The most likely aspect of the failure of the 1970 plan was squabbling among the government bodies that had their fingers in the city’s urban renewal pie, though blame could also be assigned to a lack of funds, the energy crises of the 1970s, stagnating development in the face of continued suburbanization, and a changing vision of the city’s future. Whatever the case, the partially completed redevelopment of downtown created a place that was even less friendly than before, and in fact succeeded in driving people away from the area at an ever faster rate.

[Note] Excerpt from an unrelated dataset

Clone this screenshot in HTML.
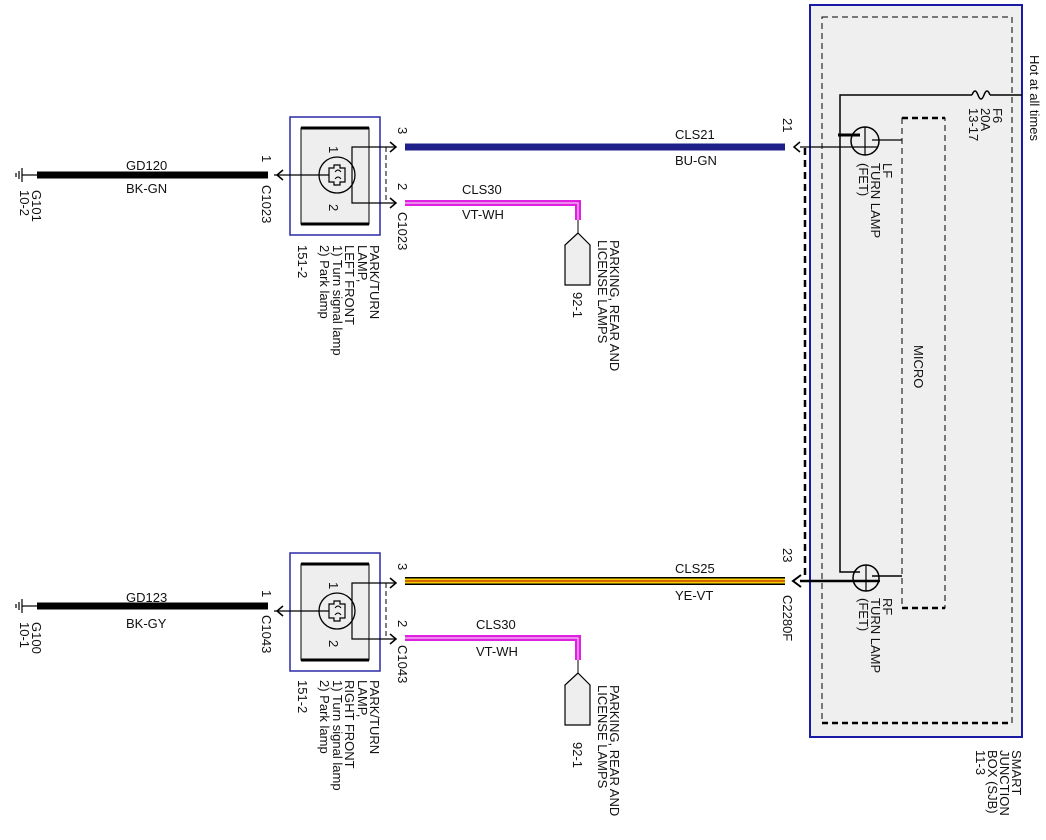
<!DOCTYPE html>
<html><head><meta charset="utf-8"><style>
html,body{margin:0;padding:0;background:#fff;}
svg{display:block;}
text{font-family:"Liberation Sans",sans-serif;font-size:13px;fill:#111;}
</style></head><body>
<svg width="1046" height="840" viewBox="0 0 1046 840" xmlns="http://www.w3.org/2000/svg">
<defs>
<g id="lamp">
 <rect x="-36" y="-47" width="90" height="118" fill="#fff" stroke="#2a2aa8" stroke-width="1.5"/>
 <rect x="-25" y="-36" width="68" height="96" fill="#eee" stroke="#000" stroke-width="1"/>
 <line x1="-25" y1="-36" x2="43" y2="-36" stroke="#000" stroke-width="3"/>
 <line x1="-25" y1="60" x2="43" y2="60" stroke="#000" stroke-width="3"/>
 <circle cx="11" cy="11" r="18" fill="none" stroke="#000" stroke-width="1.3"/>
 <path d="M3 4 h5 v-3 h6 v3 h5 v14 h-5 v3 h-6 v-3 h-5 z" fill="none" stroke="#000" stroke-width="1.2"/>
 <path d="M9 8 q3 -4 6 0 M9 15 q3 -4 6 0" fill="none" stroke="#000" stroke-width="1"/>
 <line x1="-52" y1="11" x2="3" y2="11" stroke="#000" stroke-width="1.2"/>
 <polyline points="69,-17 26,-17 26,39 69,39" fill="none" stroke="#000" stroke-width="1.2"/>
 <line x1="60" y1="-17" x2="60" y2="39" stroke="#000" stroke-width="1" stroke-dasharray="5,3"/>
 <path d="M64 -22 L70 -17 L64 -12 M64 34 L70 39 L64 44" fill="none" stroke="#000" stroke-width="1.5"/>
 <path d="M-43 6 L-49 11 L-43 16" fill="none" stroke="#000" stroke-width="1.5"/>
 <text x="3" y="-18" transform="rotate(90 3 -18)" font-size="12">1</text>
 <text x="3" y="40" transform="rotate(90 3 40)" font-size="12">2</text>
</g>
<g id="gnd">
 <line x1="22" y1="0" x2="37" y2="0" stroke="#000" stroke-width="1.2"/>
 <line x1="22" y1="-7" x2="22" y2="7" stroke="#000" stroke-width="1.2"/>
 <line x1="19" y1="-4" x2="19" y2="4" stroke="#000" stroke-width="1.2"/>
 <line x1="16" y1="-2" x2="16" y2="2" stroke="#000" stroke-width="1.2"/>
 <line x1="37" y1="0" x2="268" y2="0" stroke="#000" stroke-width="7"/>
</g>
<g id="plug">
 <path d="M0 0 v13" stroke="#000" stroke-width="1"/>
 <path d="M0 13 L12 25 V65 H-13 V25 Z" fill="#eee" stroke="#000" stroke-width="1.2"/>
</g>
</defs>

<!-- SJB -->
<rect x="810" y="5" width="212" height="732" fill="#efefef" stroke="#1a1aa8" stroke-width="2"/>
<rect x="822" y="17" width="190" height="706" fill="none" stroke="#000" stroke-width="1" stroke-dasharray="6,4"/>
<line x1="822" y1="723" x2="1012" y2="723" stroke="#000" stroke-width="2.5" stroke-dasharray="6,4"/>
<rect x="902" y="118" width="43" height="490" fill="none" stroke="#000" stroke-width="1" stroke-dasharray="6,4"/>
<line x1="902" y1="118" x2="945" y2="118" stroke="#000" stroke-width="2.5" stroke-dasharray="6,4"/>
<line x1="902" y1="608" x2="945" y2="608" stroke="#000" stroke-width="2.5" stroke-dasharray="6,4"/>
<line x1="805" y1="148" x2="805" y2="578" stroke="#000" stroke-width="2.5" stroke-dasharray="7,5"/>
<!-- fuse line -->
<polyline points="1022,95 990,95" fill="none" stroke="#000" stroke-width="1.5"/>
<path d="M990 95 q-3 -8 -6 0 q-3 8 -6 0 q-3 -8 -6 0" fill="none" stroke="#000" stroke-width="1.5"/>
<polyline points="972,95 840,95 840,572 860,572" fill="none" stroke="#000" stroke-width="1.5"/>
<line x1="838" y1="135" x2="860" y2="135" stroke="#000" stroke-width="3"/>
<!-- LF lamp -->
<circle cx="865" cy="141" r="14" fill="none" stroke="#000" stroke-width="1.5"/>
<line x1="865" y1="127" x2="865" y2="155" stroke="#000" stroke-width="1.2"/>
<line x1="872" y1="140" x2="902" y2="140" stroke="#000" stroke-width="1.2"/>
<line x1="800" y1="147" x2="878" y2="147" stroke="#000" stroke-width="1.2"/>
<!-- RF lamp -->
<circle cx="866" cy="578" r="13" fill="none" stroke="#000" stroke-width="1.5"/>
<line x1="866" y1="565" x2="866" y2="591" stroke="#000" stroke-width="1.2"/>
<line x1="872" y1="576" x2="902" y2="576" stroke="#000" stroke-width="1.5"/>
<line x1="800" y1="581" x2="880" y2="581" stroke="#000" stroke-width="2.5"/>

<!-- top wires -->
<line x1="405" y1="147" x2="785" y2="147" stroke="#1f1f8a" stroke-width="7"/>
<path d="M800 142 L794 147 L800 152" fill="none" stroke="#000" stroke-width="1.5"/>
<polyline points="405,203 578,203 578,220" fill="none" stroke="#e020e0" stroke-width="6"/>
<polyline points="405,203 578,203 578,220" fill="none" stroke="#f4c8f4" stroke-width="1.2"/>
<use href="#plug" x="578" y="220"/>
<use href="#lamp" x="326" y="164"/>
<use href="#gnd" x="0" y="175"/>

<!-- bottom wires -->
<line x1="405" y1="581" x2="785" y2="581" stroke="#000" stroke-width="8"/>
<line x1="405" y1="581" x2="785" y2="581" stroke="#f5d000" stroke-width="5"/>
<line x1="405" y1="581" x2="785" y2="581" stroke="#d04000" stroke-width="1.5"/>
<path d="M801 575 L793 581 L801 587" fill="none" stroke="#000" stroke-width="2"/>
<polyline points="405,638 578,638 578,660" fill="none" stroke="#e020e0" stroke-width="6"/>
<polyline points="405,638 578,638 578,660" fill="none" stroke="#f4c8f4" stroke-width="1.2"/>
<use href="#plug" x="578" y="660"/>
<use href="#lamp" x="326" y="600"/>
<use href="#gnd" x="0" y="606"/>

<!-- horizontal labels -->
<text x="126" y="170">GD120</text><text x="126" y="193">BK-GN</text>
<text x="675" y="139">CLS21</text><text x="675" y="165">BU-GN</text>
<text x="462" y="194">CLS30</text><text x="462" y="219">VT-WH</text>
<text x="126" y="602">GD123</text><text x="126" y="628">BK-GY</text>
<text x="675" y="573">CLS25</text><text x="675" y="600">YE-VT</text>
<text x="476" y="629">CLS30</text><text x="476" y="656">VT-WH</text>

<!-- rotated labels -->
<g font-size="12.5">
<text transform="translate(32,190) rotate(90)">G101</text>
<text transform="translate(20,190) rotate(90)">10-2</text>
<text transform="translate(262,155) rotate(90)">1</text>
<text transform="translate(262,185) rotate(90)">C1023</text>
<text transform="translate(398,127) rotate(90)">3</text>
<text transform="translate(398,183) rotate(90)">2</text>
<text transform="translate(398,212) rotate(90)">C1023</text>
<text transform="translate(370,245) rotate(90)">PARK/TURN</text>
<text transform="translate(358,245) rotate(90)">LAMP,</text>
<text transform="translate(345,245) rotate(90)">LEFT FRONT</text>
<text transform="translate(333,245) rotate(90)">1) Turn signal lamp</text>
<text transform="translate(320,245) rotate(90)">2) Park lamp</text>
<text transform="translate(298,245) rotate(90)">151-2</text>
<text transform="translate(610,240) rotate(90)">PARKING, REAR AND</text>
<text transform="translate(598,240) rotate(90)">LICENSE LAMPS</text>
<text transform="translate(573,292) rotate(90)">92-1</text>

<text transform="translate(32,622) rotate(90)">G100</text>
<text transform="translate(20,622) rotate(90)">10-1</text>
<text transform="translate(262,590) rotate(90)">1</text>
<text transform="translate(262,615) rotate(90)">C1043</text>
<text transform="translate(398,563) rotate(90)">3</text>
<text transform="translate(398,620) rotate(90)">2</text>
<text transform="translate(398,645) rotate(90)">C1043</text>
<text transform="translate(370,680) rotate(90)">PARK/TURN</text>
<text transform="translate(358,680) rotate(90)">LAMP,</text>
<text transform="translate(345,680) rotate(90)">RIGHT FRONT</text>
<text transform="translate(333,680) rotate(90)">1) Turn signal lamp</text>
<text transform="translate(320,680) rotate(90)">2) Park lamp</text>
<text transform="translate(298,680) rotate(90)">151-2</text>
<text transform="translate(610,685) rotate(90)">PARKING, REAR AND</text>
<text transform="translate(598,685) rotate(90)">LICENSE LAMPS</text>
<text transform="translate(573,742) rotate(90)">92-1</text>

<text transform="translate(783,118) rotate(90)">21</text>
<text transform="translate(783,548) rotate(90)">23</text>
<text transform="translate(783,595) rotate(90)">C2280F</text>
<text transform="translate(883,163) rotate(90)">LF</text>
<text transform="translate(871,163) rotate(90)">TURN LAMP</text>
<text transform="translate(859,163) rotate(90)">(FET)</text>
<text transform="translate(883,598) rotate(90)">RF</text>
<text transform="translate(871,598) rotate(90)">TURN LAMP</text>
<text transform="translate(859,598) rotate(90)">(FET)</text>
<text transform="translate(993,108) rotate(90)">F6</text>
<text transform="translate(981,108) rotate(90)">20A</text>
<text transform="translate(969,108) rotate(90)">13-17</text>
<text transform="translate(1030,55) rotate(90)">Hot at all times</text>
<text transform="translate(914,345) rotate(90)">MICRO</text>
<text transform="translate(1012,750) rotate(90)">SMART</text>
<text transform="translate(1000,750) rotate(90)">JUNCTION</text>
<text transform="translate(988,750) rotate(90)">BOX (SJB)</text>
<text transform="translate(976,750) rotate(90)">11-3</text>
</g>
</svg>
</body></html>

It has only been in the past decade that the damage done by the incomplete 1970 plan has started to reverse. New retail space, a movie theater, the reconstruction of the Alvarado Transit Center, the newly completed Anasazi apartment tower, efforts to enliven Civic Plaza, and other recent development has filled in the pock-marks left on the city by careless demolition and haphazard rehabilitation. Time will tell if this salve will be enough to cure the reputation downtown earned in the intervening decades as an unfriendly, dangerous place to be, hardly the goal of the city’s mid-century plans. Future decades will show if the national trend of renewed interest in downtown living, which Albuquerque officials had hoped for since the early 1960s, will reach these streets.

Footnotes

  1. City of Albuquerque Planning Department, Central Area Study (Albuquerque: City of Albuquerque Planning Department: January 1965).

  2. See Housing Act of 1949, Public Law 81-171, 81st Cong., 1st Sess. (15 July 1949); Housing Act of 1954, Public Law 83-560, 83rd Cong., 2nd Sess. (2 August 1954).

  3. See Robert Fishman, Urban Utopias in the Twentieth Century: Ebenezer Howard, Frank Lloyd Wright, Le Corbusier (Cambridge, MA: MIT Press, 1982).

  4. Central Area Study.

  5. Robert B. Fairbanks, “The Failure of Urban Renewal in the Southwest: From City Needs to Individual Rights,” Western Historical Quarterly 37, no. 3 (Autumn 2006): 303-25.

  6. David A. Crane and Associates, Quality in Environment: An Urban Design Study for the City of Albuquerque, New Mexico (Philadelphia: David A. Crane and Associates, February 1970).

  7. Crane; Albuquerque/Bernalillo County Planning Department, Albuquerque/Bernalillo County Comprehensive Plan: Metropolitan Areas and Urban Centers Plan (Albuquerque: Albuquerque/Bernalillo County Planning Department, April 1975).

  8. Michael F. Logan, Fighting Sprawl and City Hall: Resistance to Urban Growth in the Southwest (Tucson: University of Arizona Press, 1995).

  9. Logan.

  10. City of Albuquerque Planning Department, The Downtown Plan (Albuquerque: City of Albuquerque Planning Department, December 1970).

  11. Ibid.

  12. Ibid.

  13. Albuquerque/Bernalillo County Planning Department, Albuquerque/Bernalillo County Comprehensive Plan (Albuquerque: Albuquerque/Bernalillo County Planning Department, April 1972).